Later this year, citizens of Ireland will be able to buy an official passport-style identification card that uses a selfie for the photo. Flashing the card at the airport will allow the owner to travel throughout Europe without an actual full passport. To get the card, an official app will be produced, through which personal details will be added, and the all-important selfie snapped.
That’s right, your selfie will taken using a government sanctioned photo app, and can’t be one you shared on Instagram, or tweaked using the many beautification tools available through standard camera apps. Expect some clever facial recognition tech to delete pictures featuring duck faces, horse’s head masks, or photo bombing animals. Once the card has been delivered, it’ll be valid for five years, dashing any dreams selfie fans had for updating the picture each day.
While the card won’t be used for travel outside the European Union, it will have other uses. For example, it could be used as a backup should the owner lose their full passport, or serve as a temporary travel permit while it’s being renewed or replaced. Because it’s credit card sized, it’d be handy identification too. Several European countries already allow people to travel between countries using a national identification card.
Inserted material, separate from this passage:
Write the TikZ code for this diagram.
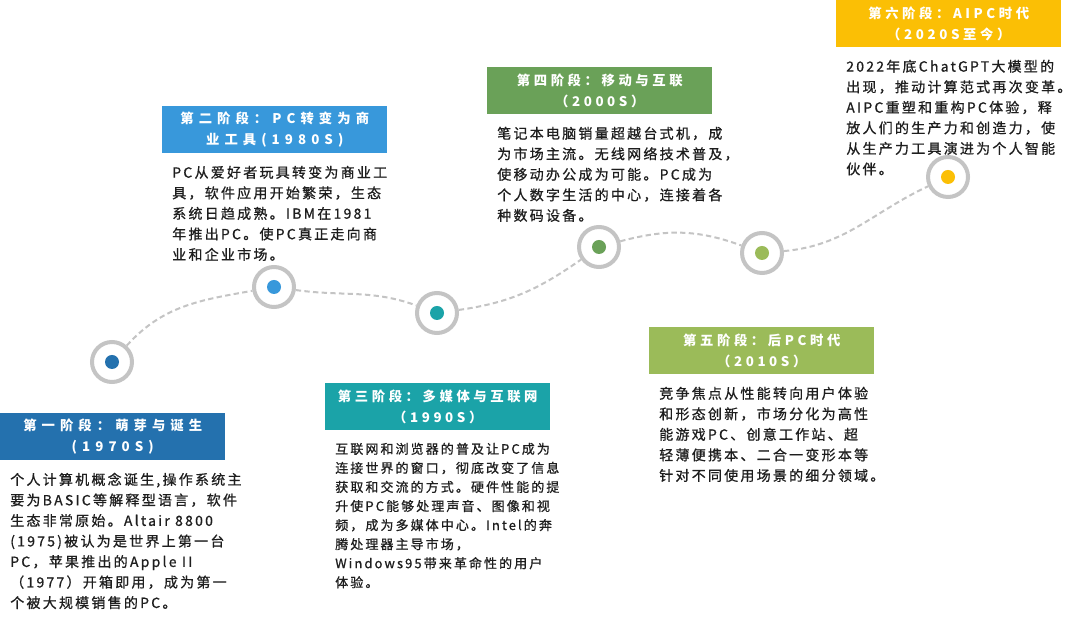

Currently, the passport card is only due for launch in Ireland, and it’ll be available from July this year, when it will cost 35 euros, or about $40. It’s not clear whether this is a trial run for a wider launch through the rest of the UK, or out into Europe.
Should the scheme prove successful, selfies could be approved for use on other official documents, provided it’s taken using a dedicated and approved smartphone app. The announcement also links into new reports Delaware plans to introduce a digital driving licence in 2016, which unlike the selfie passport, wouldn’t be accompanied by a physical version at all.